_REQUIREMENT_:
Everything from the first line of the data below through the line that contains "180, 195, 210];" should be written out exactly, please, and nothing more; the pictures stay out.

_DATA PROVIDED_:
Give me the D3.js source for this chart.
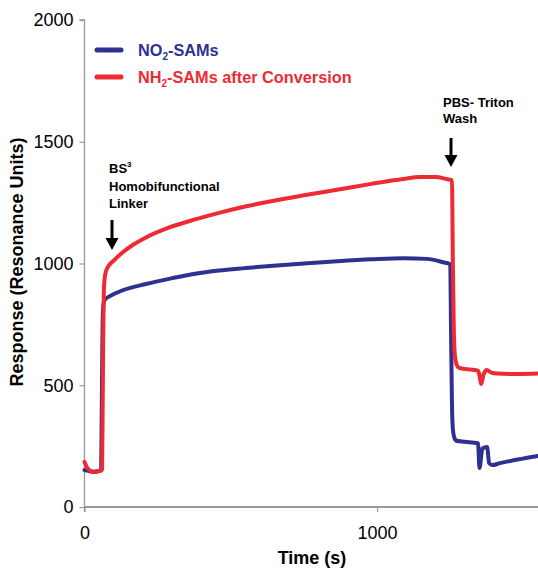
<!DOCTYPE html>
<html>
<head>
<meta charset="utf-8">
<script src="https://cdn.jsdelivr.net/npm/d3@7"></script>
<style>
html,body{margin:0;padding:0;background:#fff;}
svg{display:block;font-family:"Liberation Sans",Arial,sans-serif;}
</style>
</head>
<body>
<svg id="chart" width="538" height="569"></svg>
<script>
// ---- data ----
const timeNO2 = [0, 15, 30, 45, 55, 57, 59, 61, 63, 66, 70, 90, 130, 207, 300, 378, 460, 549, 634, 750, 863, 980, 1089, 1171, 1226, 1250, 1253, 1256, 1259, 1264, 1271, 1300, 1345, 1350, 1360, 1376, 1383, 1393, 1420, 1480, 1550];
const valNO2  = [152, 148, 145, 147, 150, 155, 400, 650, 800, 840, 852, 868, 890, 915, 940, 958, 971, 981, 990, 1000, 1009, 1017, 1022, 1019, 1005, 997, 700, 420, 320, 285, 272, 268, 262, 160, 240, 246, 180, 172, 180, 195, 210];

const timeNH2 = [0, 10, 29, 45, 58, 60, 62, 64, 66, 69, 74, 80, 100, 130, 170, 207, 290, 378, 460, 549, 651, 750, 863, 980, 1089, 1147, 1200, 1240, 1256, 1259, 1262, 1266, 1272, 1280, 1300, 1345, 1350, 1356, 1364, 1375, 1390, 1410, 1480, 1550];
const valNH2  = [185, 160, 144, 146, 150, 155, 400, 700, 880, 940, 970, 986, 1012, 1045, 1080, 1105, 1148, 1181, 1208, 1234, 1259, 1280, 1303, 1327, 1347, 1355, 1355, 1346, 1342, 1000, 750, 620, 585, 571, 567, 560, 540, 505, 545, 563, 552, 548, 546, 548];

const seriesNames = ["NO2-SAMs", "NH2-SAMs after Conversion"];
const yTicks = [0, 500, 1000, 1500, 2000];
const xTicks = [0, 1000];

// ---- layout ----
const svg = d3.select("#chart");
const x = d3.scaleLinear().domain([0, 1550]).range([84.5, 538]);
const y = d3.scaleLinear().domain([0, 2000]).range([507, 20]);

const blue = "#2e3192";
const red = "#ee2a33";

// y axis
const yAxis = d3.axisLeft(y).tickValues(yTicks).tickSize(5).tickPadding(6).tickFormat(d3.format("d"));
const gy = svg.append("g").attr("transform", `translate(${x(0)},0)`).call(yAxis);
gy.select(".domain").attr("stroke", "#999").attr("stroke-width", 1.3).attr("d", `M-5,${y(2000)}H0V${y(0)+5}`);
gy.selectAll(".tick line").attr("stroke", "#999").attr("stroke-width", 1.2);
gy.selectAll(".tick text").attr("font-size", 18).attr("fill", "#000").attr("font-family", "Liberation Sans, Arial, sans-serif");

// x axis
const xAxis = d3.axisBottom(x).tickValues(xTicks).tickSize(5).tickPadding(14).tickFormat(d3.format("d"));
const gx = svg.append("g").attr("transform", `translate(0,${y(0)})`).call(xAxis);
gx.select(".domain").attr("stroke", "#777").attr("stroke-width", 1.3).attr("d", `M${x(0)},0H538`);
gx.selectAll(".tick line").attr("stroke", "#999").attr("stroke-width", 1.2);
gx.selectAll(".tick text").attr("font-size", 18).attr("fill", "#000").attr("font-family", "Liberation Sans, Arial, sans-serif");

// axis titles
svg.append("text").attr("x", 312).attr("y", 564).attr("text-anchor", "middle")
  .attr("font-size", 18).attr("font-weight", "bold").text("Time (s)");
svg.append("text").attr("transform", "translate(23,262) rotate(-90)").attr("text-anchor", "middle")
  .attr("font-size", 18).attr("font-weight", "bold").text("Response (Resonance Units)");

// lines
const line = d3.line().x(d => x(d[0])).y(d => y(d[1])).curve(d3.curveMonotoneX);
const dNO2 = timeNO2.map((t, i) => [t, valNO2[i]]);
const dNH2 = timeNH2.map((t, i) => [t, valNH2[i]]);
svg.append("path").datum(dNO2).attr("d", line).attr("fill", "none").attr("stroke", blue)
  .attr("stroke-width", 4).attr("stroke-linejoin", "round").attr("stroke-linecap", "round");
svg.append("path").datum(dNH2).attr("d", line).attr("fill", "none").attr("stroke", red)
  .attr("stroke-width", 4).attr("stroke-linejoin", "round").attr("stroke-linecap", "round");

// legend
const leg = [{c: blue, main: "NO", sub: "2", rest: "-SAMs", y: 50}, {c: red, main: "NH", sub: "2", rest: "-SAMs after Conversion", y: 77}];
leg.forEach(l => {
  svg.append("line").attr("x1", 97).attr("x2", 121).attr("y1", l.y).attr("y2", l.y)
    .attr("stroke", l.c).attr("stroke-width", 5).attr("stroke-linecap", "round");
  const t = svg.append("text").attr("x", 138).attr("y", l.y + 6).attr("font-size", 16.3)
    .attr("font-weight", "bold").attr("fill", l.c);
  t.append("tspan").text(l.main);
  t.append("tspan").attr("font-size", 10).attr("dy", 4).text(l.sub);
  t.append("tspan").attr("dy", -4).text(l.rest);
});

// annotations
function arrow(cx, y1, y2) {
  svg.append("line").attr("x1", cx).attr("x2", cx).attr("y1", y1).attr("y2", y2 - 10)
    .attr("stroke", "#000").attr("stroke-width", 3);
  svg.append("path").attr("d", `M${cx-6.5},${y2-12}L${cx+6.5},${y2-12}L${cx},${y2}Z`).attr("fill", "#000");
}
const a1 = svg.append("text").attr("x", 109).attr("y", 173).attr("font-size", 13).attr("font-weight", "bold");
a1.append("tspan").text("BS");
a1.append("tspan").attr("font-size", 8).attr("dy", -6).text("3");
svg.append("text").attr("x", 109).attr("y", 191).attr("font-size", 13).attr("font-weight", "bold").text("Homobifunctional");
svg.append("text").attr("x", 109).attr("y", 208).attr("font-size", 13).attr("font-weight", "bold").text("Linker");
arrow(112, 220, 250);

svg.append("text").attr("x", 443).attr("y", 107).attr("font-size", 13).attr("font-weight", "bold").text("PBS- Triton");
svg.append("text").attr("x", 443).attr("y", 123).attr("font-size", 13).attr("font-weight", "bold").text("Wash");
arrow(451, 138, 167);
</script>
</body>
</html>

_WRITTEN SOLUTION_:
Give me the D3.js source for this chart.
<!DOCTYPE html>
<html>
<head>
<meta charset="utf-8">
<script src="https://cdn.jsdelivr.net/npm/d3@7"></script>
<style>
html,body{margin:0;padding:0;background:#fff;}
svg{display:block;font-family:"Liberation Sans",Arial,sans-serif;}
</style>
</head>
<body>
<svg id="chart" width="538" height="569"></svg>
<script>
// ---- data ----
const timeNO2 = [0, 15, 30, 45, 55, 57, 59, 61, 63, 66, 70, 90, 130, 207, 300, 378, 460, 549, 634, 750, 863, 980, 1089, 1171, 1226, 1250, 1253, 1256, 1259, 1264, 1271, 1300, 1345, 1350, 1360, 1376, 1383, 1393, 1420, 1480, 1550];
const valNO2  = [152, 148, 145, 147, 150, 155, 400, 650, 800, 840, 852, 868, 890, 915, 940, 958, 971, 981, 990, 1000, 1009, 1017, 1022, 1019, 1005, 997, 700, 420, 320, 285, 272, 268, 262, 160, 240, 246, 180, 172, 180, 195, 210];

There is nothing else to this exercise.